__RECORDED INFORMATION__:
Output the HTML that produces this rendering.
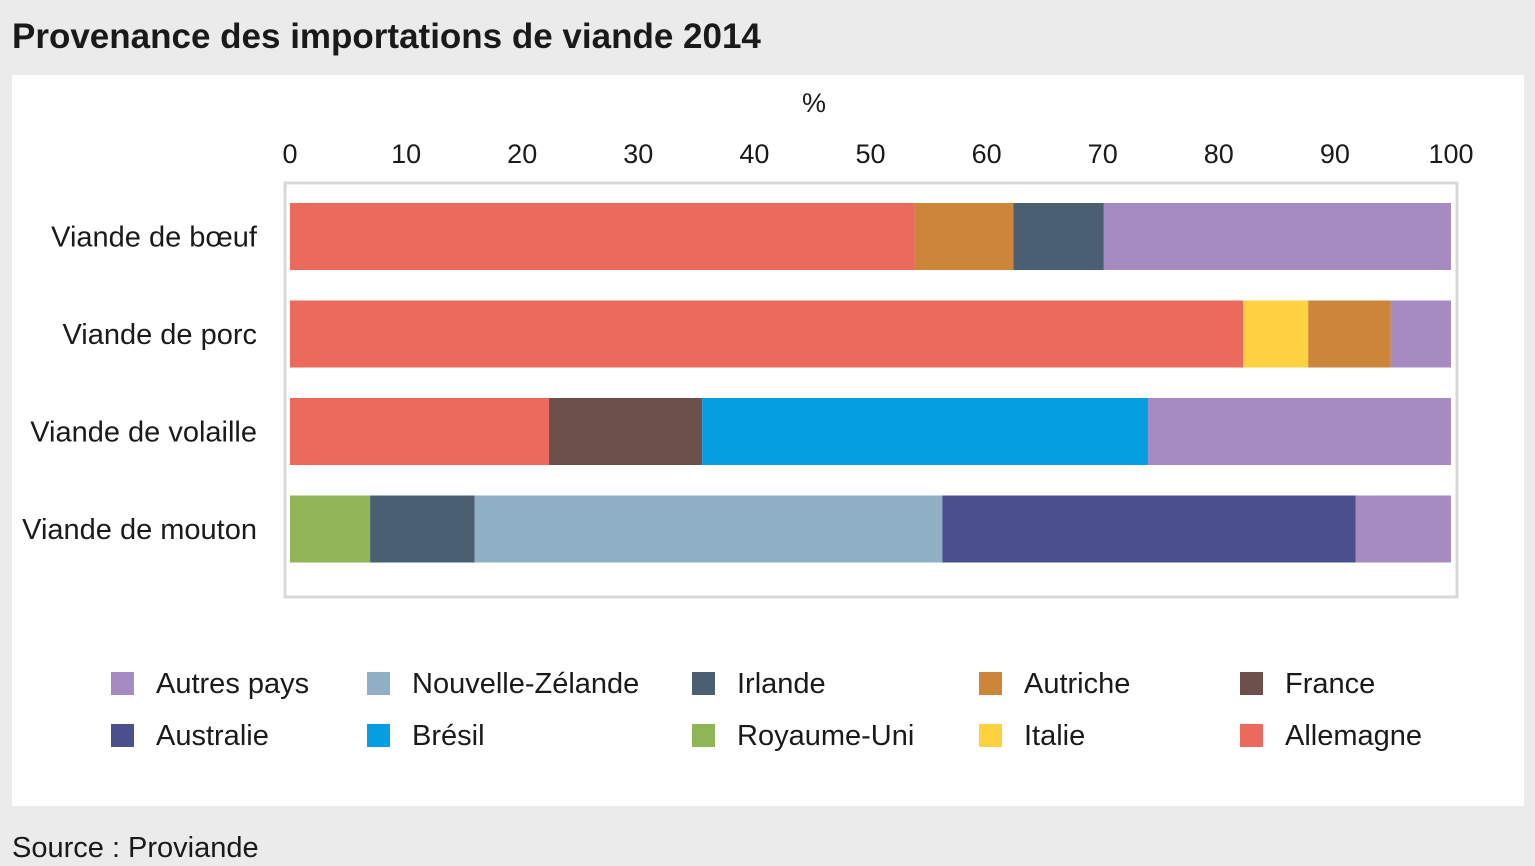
<!DOCTYPE html>
<html><head><meta charset="utf-8"><style>
html,body{margin:0;padding:0;background:#ebebeb;}
svg{display:block;font-family:"Liberation Sans Narrow","Liberation Sans",sans-serif;}
</style></head><body>
<svg id="chart" width="1535" height="866" viewBox="0 0 1535 866">
<rect x="0" y="0" width="1535" height="866" fill="#ebebeb"/>
<text x="12" y="48" font-size="35" font-weight="bold" fill="#1a1a1a">Provenance des importations de viande 2014</text>
<rect x="12" y="75" width="1512" height="731" fill="#ffffff"/>
<rect x="285" y="183" width="1172" height="414" fill="none" stroke="#d8d8d8" stroke-width="3"/>
<text x="814" y="112" font-size="27" text-anchor="middle" fill="#1a1a1a">%</text>
<g id="ticks"></g><g id="bars"></g><g id="cats"></g><g id="legend"></g>
<text x="12" y="857" font-size="29" fill="#1a1a1a">Source : Proviande</text>
</svg>
<script>
const categories = ["Viande de bœuf","Viande de porc","Viande de volaille","Viande de mouton"];
const tickValues = [0,10,20,30,40,50,60,70,80,90,100];
const seriesNames = ["Allemagne","Royaume-Uni","Italie","Autriche","Irlande","France","Nouvelle-Zélande","Brésil","Australie","Autres pays"];
const allemagne = [53.8,82.1,22.3,0];
const royaumeUni = [0,0,0,6.9];
const italie = [0,5.6,0,0];
const autriche = [8.5,7.1,0,0];
const irlande = [7.8,0,0,9.0];
const france = [0,0,13.2,0];
const nouvelleZelande = [0,0,0,40.3];
const bresil = [0,0,38.4,0];
const australie = [0,0,0,35.6];
const autres = [29.9,5.2,26.1,8.2];
const colors = {"Allemagne":"#ec6a5c","Royaume-Uni":"#8fb556","Autriche":"#cd853a","Italie":"#fdd140","Irlande":"#4a6072","France":"#6d4f4b","Nouvelle-Zélande":"#8fb0c4","Brésil":"#049fe0","Australie":"#4b4f8c","Autres pays":"#a68bc2"};
const series = [allemagne,royaumeUni,italie,autriche,irlande,france,nouvelleZelande,bresil,australie,autres];
const legendOrder = [["Autres pays","Nouvelle-Zélande","Irlande","Autriche","France"],["Australie","Brésil","Royaume-Uni","Italie","Allemagne"]];
const NS="http://www.w3.org/2000/svg";
const x = v => 290 + v*11.61;
const yBand = i => 203 + i*97.5;
const bh = 67;
function mk(tag, attrs, parent){const e=document.createElementNS(NS,tag);for(const k in attrs)e.setAttribute(k,attrs[k]);parent.appendChild(e);return e;}
const tg=document.getElementById('ticks');
tickValues.forEach(t=>{const e=mk('text',{x:x(t),y:163,'font-size':27,'text-anchor':'middle',fill:'#1a1a1a'},tg);e.textContent=t;

});
const bg=document.getElementById('bars');
categories.forEach((c,i)=>{let acc=0;series.forEach((s,j)=>{const v=s[i];if(v>0){const r=mk('rect',{x:x(acc),y:yBand(i),width:x(acc+v)-x(acc),height:bh,fill:colors[seriesNames[j]]},bg);

}acc+=v;});
const t=mk('text',{x:257,y:yBand(i)+bh/2+10,'font-size':29,'text-anchor':'end',fill:'#1a1a1a'},document.getElementById('cats'));t.textContent=c;

});
const lg=document.getElementById('legend');const colX=[111,367,692,979,1240];
legendOrder.forEach((row,r)=>row.forEach((n,c)=>{const y0=672+r*52;
const s=mk('rect',{x:colX[c],y:y0,width:23,height:23,fill:colors[n]},lg);


const t=mk('text',{x:colX[c]+45,y:y0+21,'font-size':29,fill:'#1a1a1a'},lg);t.textContent=n;

}));
</script>
</body></html>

__WHAT THE TASK REQUIRES__: From the listing, extract all text exactly as given and drop any picture.

__EXERCISE RESULT__:
Output the HTML that produces this rendering.
<!DOCTYPE html>
<html><head><meta charset="utf-8"><style>
html,body{margin:0;padding:0;background:#ebebeb;}
svg{display:block;font-family:"Liberation Sans Narrow","Liberation Sans",sans-serif;}
</style></head><body>
<svg id="chart" width="1535" height="866" viewBox="0 0 1535 866">
<rect x="0" y="0" width="1535" height="866" fill="#ebebeb"/>
<text x="12" y="48" font-size="35" font-weight="bold" fill="#1a1a1a">Provenance des importations de viande 2014</text>
<rect x="12" y="75" width="1512" height="731" fill="#ffffff"/>
<rect x="285" y="183" width="1172" height="414" fill="none" stroke="#d8d8d8" stroke-width="3"/>
<text x="814" y="112" font-size="27" text-anchor="middle" fill="#1a1a1a">%</text>
<g id="ticks"></g><g id="bars"></g><g id="cats"></g><g id="legend"></g>
<text x="12" y="857" font-size="29" fill="#1a1a1a">Source : Proviande</text>
</svg>
<script>
const categories = ["Viande de bœuf","Viande de porc","Viande de volaille","Viande de mouton"];
const tickValues = [0,10,20,30,40,50,60,70,80,90,100];
const seriesNames = ["Allemagne","Royaume-Uni","Italie","Autriche","Irlande","France","Nouvelle-Zélande","Brésil","Australie","Autres pays"];
const allemagne = [53.8,82.1,22.3,0];
const royaumeUni = [0,0,0,6.9];
const italie = [0,5.6,0,0];
const autriche = [8.5,7.1,0,0];
const irlande = [7.8,0,0,9.0];
const france = [0,0,13.2,0];
const nouvelleZelande = [0,0,0,40.3];
const bresil = [0,0,38.4,0];
const australie = [0,0,0,35.6];
const autres = [29.9,5.2,26.1,8.2];
const colors = {"Allemagne":"#ec6a5c","Royaume-Uni":"#8fb556","Autriche":"#cd853a","Italie":"#fdd140","Irlande":"#4a6072","France":"#6d4f4b","Nouvelle-Zélande":"#8fb0c4","Brésil":"#049fe0","Australie":"#4b4f8c","Autres pays":"#a68bc2"};
const series = [allemagne,royaumeUni,italie,autriche,irlande,france,nouvelleZelande,bresil,australie,autres];
const legendOrder = [["Autres pays","Nouvelle-Zélande","Irlande","Autriche","France"],["Australie","Brésil","Royaume-Uni","Italie","Allemagne"]];
const NS="http://www.w3.org/2000/svg";
const x = v => 290 + v*11.61;
const yBand = i => 203 + i*97.5;
const bh = 67;
function mk(tag, attrs, parent){const e=document.createElementNS(NS,tag);for(const k in attrs)e.setAttribute(k,attrs[k]);parent.appendChild(e);return e;}
const tg=document.getElementById('ticks');
tickValues.forEach(t=>{const e=mk('text',{x:x(t),y:163,'font-size':27,'text-anchor':'middle',fill:'#1a1a1a'},tg);e.textContent=t;

});
const bg=document.getElementById('bars');
categories.forEach((c,i)=>{let acc=0;series.forEach((s,j)=>{const v=s[i];if(v>0){const r=mk('rect',{x:x(acc),y:yBand(i),width:x(acc+v)-x(acc),height:bh,fill:colors[seriesNames[j]]},bg);

}acc+=v;});
const t=mk('text',{x:257,y:yBand(i)+bh/2+10,'font-size':29,'text-anchor':'end',fill:'#1a1a1a'},document.getElementById('cats'));t.textContent=c;

});
const lg=document.getElementById('legend');const colX=[111,367,692,979,1240];
legendOrder.forEach((row,r)=>row.forEach((n,c)=>{const y0=672+r*52;
const s=mk('rect',{x:colX[c],y:y0,width:23,height:23,fill:colors[n]},lg);


const t=mk('text',{x:colX[c]+45,y:y0+21,'font-size':29,fill:'#1a1a1a'},lg);t.textContent=n;

}));
</script>
</body></html>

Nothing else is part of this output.